*Exercise goal*.
What follows is a listing to be transcribed exactly.

*Provided material*.
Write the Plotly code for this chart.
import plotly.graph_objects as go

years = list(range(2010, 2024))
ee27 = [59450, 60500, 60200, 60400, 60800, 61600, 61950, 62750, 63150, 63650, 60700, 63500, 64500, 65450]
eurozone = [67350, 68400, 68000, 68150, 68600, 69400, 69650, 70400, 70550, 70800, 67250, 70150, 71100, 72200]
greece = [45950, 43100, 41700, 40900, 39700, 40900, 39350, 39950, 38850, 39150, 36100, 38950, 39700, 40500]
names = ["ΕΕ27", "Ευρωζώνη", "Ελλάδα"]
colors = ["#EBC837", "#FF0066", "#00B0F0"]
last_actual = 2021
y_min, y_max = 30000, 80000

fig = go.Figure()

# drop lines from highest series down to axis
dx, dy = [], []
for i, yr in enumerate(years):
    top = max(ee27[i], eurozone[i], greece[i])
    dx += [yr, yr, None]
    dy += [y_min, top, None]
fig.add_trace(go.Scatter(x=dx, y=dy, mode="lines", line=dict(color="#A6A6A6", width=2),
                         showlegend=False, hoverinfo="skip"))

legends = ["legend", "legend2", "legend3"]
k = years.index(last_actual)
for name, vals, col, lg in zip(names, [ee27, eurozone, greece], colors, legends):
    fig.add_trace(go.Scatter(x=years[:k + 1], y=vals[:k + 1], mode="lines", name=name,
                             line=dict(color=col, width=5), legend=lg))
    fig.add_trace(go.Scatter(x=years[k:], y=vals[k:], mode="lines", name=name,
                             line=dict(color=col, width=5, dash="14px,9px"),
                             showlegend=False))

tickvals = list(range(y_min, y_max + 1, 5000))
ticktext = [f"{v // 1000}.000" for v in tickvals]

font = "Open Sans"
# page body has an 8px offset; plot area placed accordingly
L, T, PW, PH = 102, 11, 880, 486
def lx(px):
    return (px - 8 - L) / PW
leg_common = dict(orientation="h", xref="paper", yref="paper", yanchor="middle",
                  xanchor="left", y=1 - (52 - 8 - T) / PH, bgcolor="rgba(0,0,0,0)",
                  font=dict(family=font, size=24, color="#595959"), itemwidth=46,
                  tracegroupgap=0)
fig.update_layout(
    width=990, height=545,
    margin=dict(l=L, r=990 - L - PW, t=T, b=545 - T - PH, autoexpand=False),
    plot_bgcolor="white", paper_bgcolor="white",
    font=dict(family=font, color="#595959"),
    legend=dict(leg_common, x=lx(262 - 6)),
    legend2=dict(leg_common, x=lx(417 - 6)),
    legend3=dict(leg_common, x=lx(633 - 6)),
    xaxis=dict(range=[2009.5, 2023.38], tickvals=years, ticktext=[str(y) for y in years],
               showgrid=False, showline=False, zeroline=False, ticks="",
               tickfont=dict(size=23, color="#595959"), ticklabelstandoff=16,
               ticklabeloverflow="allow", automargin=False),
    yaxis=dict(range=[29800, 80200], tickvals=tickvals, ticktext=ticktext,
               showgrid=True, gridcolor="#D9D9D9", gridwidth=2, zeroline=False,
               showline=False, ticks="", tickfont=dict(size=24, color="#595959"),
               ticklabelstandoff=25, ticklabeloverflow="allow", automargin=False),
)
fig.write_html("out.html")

*Correct output*.
Write the Plotly code for this chart.
import plotly.graph_objects as go

years = list(range(2010, 2024))
ee27 = [59450, 60500, 60200, 60400, 60800, 61600, 61950, 62750, 63150, 63650, 60700, 63500, 64500, 65450]
eurozone = [67350, 68400, 68000, 68150, 68600, 69400, 69650, 70400, 70550, 70800, 67250, 70150, 71100, 72200]
greece = [45950, 43100, 41700, 40900, 39700, 40900, 39350, 39950, 38850, 39150, 36100, 38950, 39700, 40500]
names = ["ΕΕ27", "Ευρωζώνη", "Ελλάδα"]
colors = ["#EBC837", "#FF0066", "#00B0F0"]
last_actual = 2021
y_min, y_max = 30000, 80000

fig = go.Figure()

# drop lines from highest series down to axis
dx, dy = [], []
for i, yr in enumerate(years):
    top = max(ee27[i], eurozone[i], greece[i])
    dx += [yr, yr, None]
    dy += [y_min, top, None]
fig.add_trace(go.Scatter(x=dx, y=dy, mode="lines", line=dict(color="#A6A6A6", width=2),
                         showlegend=False, hoverinfo="skip"))

legends = ["legend", "legend2", "legend3"]
k = years.index(last_actual)
for name, vals, col, lg in zip(names, [ee27, eurozone, greece], colors, legends):
    fig.add_trace(go.Scatter(x=years[:k + 1], y=vals[:k + 1], mode="lines", name=name,
                             line=dict(color=col, width=5), legend=lg))
    fig.add_trace(go.Scatter(x=years[k:], y=vals[k:], mode="lines", name=name,
                             line=dict(color=col, width=5, dash="14px,9px"),
                             showlegend=False))

tickvals = list(range(y_min, y_max + 1, 5000))
ticktext = [f"{v // 1000}.000" for v in tickvals]

font = "Open Sans"
# page body has an 8px offset; plot area placed accordingly
L, T, PW, PH = 102, 11, 880, 486
def lx(px):
    return (px - 8 - L) / PW
leg_common = dict(orientation="h", xref="paper", yref="paper", yanchor="middle",
                  xanchor="left", y=1 - (52 - 8 - T) / PH, bgcolor="rgba(0,0,0,0)",
                  font=dict(family=font, size=24, color="#595959"), itemwidth=46,
                  tracegroupgap=0)
fig.update_layout(
    width=990, height=545,
    margin=dict(l=L, r=990 - L - PW, t=T, b=545 - T - PH, autoexpand=False),
    plot_bgcolor="white", paper_bgcolor="white",
    font=dict(family=font, color="#595959"),
    legend=dict(leg_common, x=lx(262 - 6)),
    legend2=dict(leg_common, x=lx(417 - 6)),
    legend3=dict(leg_common, x=lx(633 - 6)),
    xaxis=dict(range=[2009.5, 2023.38], tickvals=years, ticktext=[str(y) for y in years],
               showgrid=False, showline=False, zeroline=False, ticks="",
               tickfont=dict(size=23, color="#595959"), ticklabelstandoff=16,
               ticklabeloverflow="allow", automargin=False),
    yaxis=dict(range=[29800, 80200], tickvals=tickvals, ticktext=ticktext,
               showgrid=True, gridcolor="#D9D9D9", gridwidth=2, zeroline=False,
               showline=False, ticks="", tickfont=dict(size=24, color="#595959"),
               ticklabelstandoff=25, ticklabeloverflow="allow", automargin=False),
)
fig.write_html("out.html")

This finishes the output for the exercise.